» **GOAL OF THE EXERCISE**
All of the listing below must be repeated word for word. Pictures are the only thing to omit.

» **DATA**
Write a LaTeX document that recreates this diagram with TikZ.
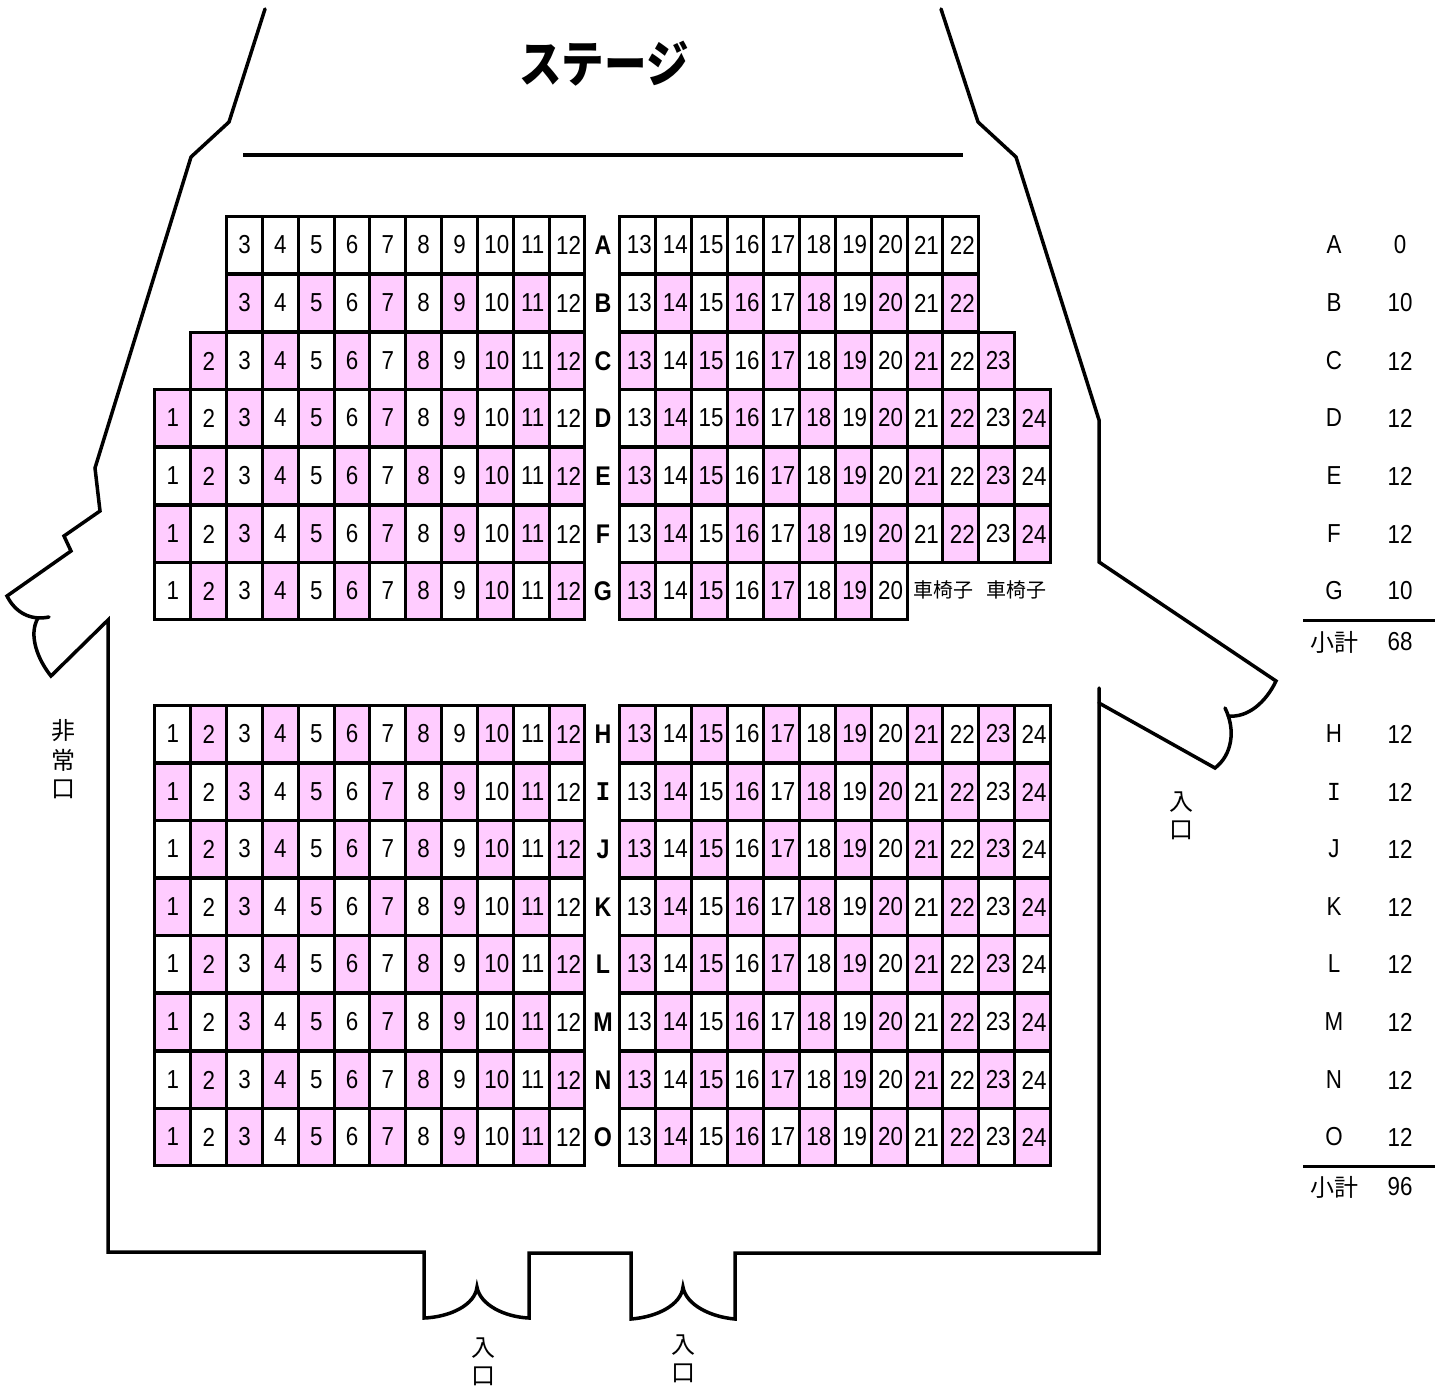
\documentclass[tikz,border=0pt]{standalone}
\usepackage{fontspec}
\setmainfont[FakeStretch=0.86]{Liberation Sans}
\newfontfamily\serifletter[FakeStretch=0.88]{Liberation Mono}
\newfontfamily\cjk{Noto Sans CJK JP}
\newfontfamily\cjknarrow[FakeStretch=0.85]{Noto Sans CJK JP}
\usetikzlibrary{positioning}
\definecolor{seatpink}{RGB}{255, 204, 255}
\newcommand{\letterI}{{\serifletter I}}
\tikzset{
    seat/.style={draw=black, line width=3pt, minimum width=35.88pt, minimum height=57.6pt, inner sep=0pt, font=\fontsize{26}{26}\selectfont},
    rowlabel/.style={inner sep=0pt, font=\fontsize{27}{27}\selectfont\bfseries},
    tablecell/.style={inner sep=0pt, font=\fontsize{26}{26}\selectfont},
    kana/.style={inner sep=0pt, font=\fontsize{24}{24}\selectfont\cjk},
    wall/.style={line width=3.5pt, line cap=round}
}

\begin{document}
\begin{tikzpicture}[x=1pt, y=-1pt]
    \useasboundingbox (0,0) rectangle (1445,1393);

    % seats, row labels and the table on the right
    \foreach \rowid/\rowtext/\ry/\first/\last/\flip/\pinks/\seatcount in {
        A/A/245/3/22/0/0/0, B/B/303/3/22/0/1/10, C/C/361/2/23/1/1/12,
        D/D/418/1/24/0/1/12, E/E/476/1/24/1/1/12, F/F/534/1/24/0/1/12,
        G/G/591/1/20/1/1/10,
        H/H/734/1/24/1/1/12, I/\letterI/792/1/24/0/1/12, J/J/849/1/24/1/1/12,
        K/K/907/1/24/0/1/12, L/L/964/1/24/1/1/12, M/M/1022/1/24/0/1/12,
        N/N/1080/1/24/1/1/12, O/O/1137/1/24/0/1/12} {
        \foreach \c in {\first,...,\last} {
            \pgfmathsetmacro{\sx}{\c<13 ? 172.9+(\c-1)*35.83 : 637.9+(\c-13)*35.88}
            \pgfmathtruncatemacro{\pick}{\pinks*mod(\c+(\c>12)+\flip,2)}
            \ifnum\pick=1 \def\seatfill{seatpink}\else\def\seatfill{white}\fi
            \node[seat, fill=\seatfill] (seat-\rowid-\c) at (\sx,\ry) {\ifnum\c>9 \hspace{3pt}\fi\c};
        }
        \node[rowlabel] (row-\rowid) at (603,\ry) {\rowtext};
        \node[tablecell] (name-\rowid) at (1334,\ry) {\rowtext};
        \node[tablecell] (count-\rowid) at (1400,\ry) {\seatcount};
    }

    % wheelchair spaces
    \node[kana, font=\fontsize{20}{20}\selectfont\cjk] (chair-a) at (943,590) {車椅子};
    \node[kana, font=\fontsize{20}{20}\selectfont\cjk] (chair-b) at (1016,590) {車椅子};

    % subtotals
    \draw[line width=3pt] (1303,620) -- (1435,620);
    \node[kana] (sub-a) at (1334,642) {小計};
    \node[tablecell] (sum-a) at (1400,642) {68};
    \draw[line width=3pt] (1303,1166) -- (1435,1166);
    \node[kana] (sub-b) at (1334,1187) {小計};
    \node[tablecell] (sum-b) at (1400,1187) {96};

    % stage
    \node[inner sep=0pt, font=\fontsize{50}{50}\selectfont\cjknarrow\bfseries] (stage) at (604,64) {ステージ};
    \draw[wall, line cap=butt] (243,155) -- (963,155);

    % walls, left side
    \draw[wall] (265,9) -- (229,122) -- (191,157) -- (95,468) -- (100,511) -- (64,536) -- (71,551) -- (7,596)
        .. controls (15,612) and (30,621) .. (49,617);
    \draw[wall] (38,618) .. controls (28,635) and (38,660) .. (51,676) -- (108,620) -- (108,1252) -- (424,1252) -- (424,1318)
        .. controls (450,1317) and (475,1305) .. (477,1287)
        .. controls (480,1305) and (505,1317) .. (529,1318)
        -- (529,1253) -- (631,1253) -- (631,1319)
        .. controls (657,1317) and (681,1305) .. (683,1287)
        .. controls (686,1305) and (711,1317) .. (735,1319)
        -- (735,1253) -- (1099,1253) -- (1099,688);

    % walls, right side
    \draw[wall] (941,9) -- (978,122) -- (1016,157) -- (1099,420) -- (1099,562) -- (1276,681)
        .. controls (1266,702) and (1248,718) .. (1228,716);
    \draw[wall] (1225,708) .. controls (1236,730) and (1232,755) .. (1215,768) -- (1099,703);

    % doors
    \node[kana] (exit-a) at (63,731) {非};
    \node[kana] (exit-b) at (63,760) {常};
    \node[kana] (exit-c) at (63,789) {口};
    \node[kana] (side-a) at (1181,802) {入};
    \node[kana] (side-b) at (1181,830) {口};
    \node[kana] (door-a) at (483,1348) {入};
    \node[kana] (door-b) at (483,1376) {口};
    \node[kana] (door-c) at (683,1345) {入};
    \node[kana] (door-d) at (683,1373) {口};
\end{tikzpicture}
\end{document}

» **WORKED ANSWER**
Write a LaTeX document that recreates this diagram with TikZ.
\documentclass[tikz,border=0pt]{standalone}
\usepackage{fontspec}
\setmainfont[FakeStretch=0.86]{Liberation Sans}
\newfontfamily\serifletter[FakeStretch=0.88]{Liberation Mono}
\newfontfamily\cjk{Noto Sans CJK JP}
\newfontfamily\cjknarrow[FakeStretch=0.85]{Noto Sans CJK JP}
\usetikzlibrary{positioning}
\definecolor{seatpink}{RGB}{255, 204, 255}
\newcommand{\letterI}{{\serifletter I}}
\tikzset{
    seat/.style={draw=black, line width=3pt, minimum width=35.88pt, minimum height=57.6pt, inner sep=0pt, font=\fontsize{26}{26}\selectfont},
    rowlabel/.style={inner sep=0pt, font=\fontsize{27}{27}\selectfont\bfseries},
    tablecell/.style={inner sep=0pt, font=\fontsize{26}{26}\selectfont},
    kana/.style={inner sep=0pt, font=\fontsize{24}{24}\selectfont\cjk},
    wall/.style={line width=3.5pt, line cap=round}
}

\begin{document}
\begin{tikzpicture}[x=1pt, y=-1pt]
    \useasboundingbox (0,0) rectangle (1445,1393);

    % seats, row labels and the table on the right
    \foreach \rowid/\rowtext/\ry/\first/\last/\flip/\pinks/\seatcount in {
        A/A/245/3/22/0/0/0, B/B/303/3/22/0/1/10, C/C/361/2/23/1/1/12,
        D/D/418/1/24/0/1/12, E/E/476/1/24/1/1/12, F/F/534/1/24/0/1/12,
        G/G/591/1/20/1/1/10,
        H/H/734/1/24/1/1/12, I/\letterI/792/1/24/0/1/12, J/J/849/1/24/1/1/12,
        K/K/907/1/24/0/1/12, L/L/964/1/24/1/1/12, M/M/1022/1/24/0/1/12,
        N/N/1080/1/24/1/1/12, O/O/1137/1/24/0/1/12} {
        \foreach \c in {\first,...,\last} {
            \pgfmathsetmacro{\sx}{\c<13 ? 172.9+(\c-1)*35.83 : 637.9+(\c-13)*35.88}
            \pgfmathtruncatemacro{\pick}{\pinks*mod(\c+(\c>12)+\flip,2)}
            \ifnum\pick=1 \def\seatfill{seatpink}\else\def\seatfill{white}\fi
            \node[seat, fill=\seatfill] (seat-\rowid-\c) at (\sx,\ry) {\ifnum\c>9 \hspace{3pt}\fi\c};
        }
        \node[rowlabel] (row-\rowid) at (603,\ry) {\rowtext};
        \node[tablecell] (name-\rowid) at (1334,\ry) {\rowtext};
        \node[tablecell] (count-\rowid) at (1400,\ry) {\seatcount};
    }

    % wheelchair spaces
    \node[kana, font=\fontsize{20}{20}\selectfont\cjk] (chair-a) at (943,590) {車椅子};
    \node[kana, font=\fontsize{20}{20}\selectfont\cjk] (chair-b) at (1016,590) {車椅子};

    % subtotals
    \draw[line width=3pt] (1303,620) -- (1435,620);
    \node[kana] (sub-a) at (1334,642) {小計};
    \node[tablecell] (sum-a) at (1400,642) {68};
    \draw[line width=3pt] (1303,1166) -- (1435,1166);
    \node[kana] (sub-b) at (1334,1187) {小計};
    \node[tablecell] (sum-b) at (1400,1187) {96};

    % stage
    \node[inner sep=0pt, font=\fontsize{50}{50}\selectfont\cjknarrow\bfseries] (stage) at (604,64) {ステージ};
    \draw[wall, line cap=butt] (243,155) -- (963,155);

    % walls, left side
    \draw[wall] (265,9) -- (229,122) -- (191,157) -- (95,468) -- (100,511) -- (64,536) -- (71,551) -- (7,596)
        .. controls (15,612) and (30,621) .. (49,617);
    \draw[wall] (38,618) .. controls (28,635) and (38,660) .. (51,676) -- (108,620) -- (108,1252) -- (424,1252) -- (424,1318)
        .. controls (450,1317) and (475,1305) .. (477,1287)
        .. controls (480,1305) and (505,1317) .. (529,1318)
        -- (529,1253) -- (631,1253) -- (631,1319)
        .. controls (657,1317) and (681,1305) .. (683,1287)
        .. controls (686,1305) and (711,1317) .. (735,1319)
        -- (735,1253) -- (1099,1253) -- (1099,688);

    % walls, right side
    \draw[wall] (941,9) -- (978,122) -- (1016,157) -- (1099,420) -- (1099,562) -- (1276,681)
        .. controls (1266,702) and (1248,718) .. (1228,716);
    \draw[wall] (1225,708) .. controls (1236,730) and (1232,755) .. (1215,768) -- (1099,703);

    % doors
    \node[kana] (exit-a) at (63,731) {非};
    \node[kana] (exit-b) at (63,760) {常};
    \node[kana] (exit-c) at (63,789) {口};
    \node[kana] (side-a) at (1181,802) {入};
    \node[kana] (side-b) at (1181,830) {口};
    \node[kana] (door-a) at (483,1348) {入};
    \node[kana] (door-b) at (483,1376) {口};
    \node[kana] (door-c) at (683,1345) {入};
    \node[kana] (door-d) at (683,1373) {口};
\end{tikzpicture}
\end{document}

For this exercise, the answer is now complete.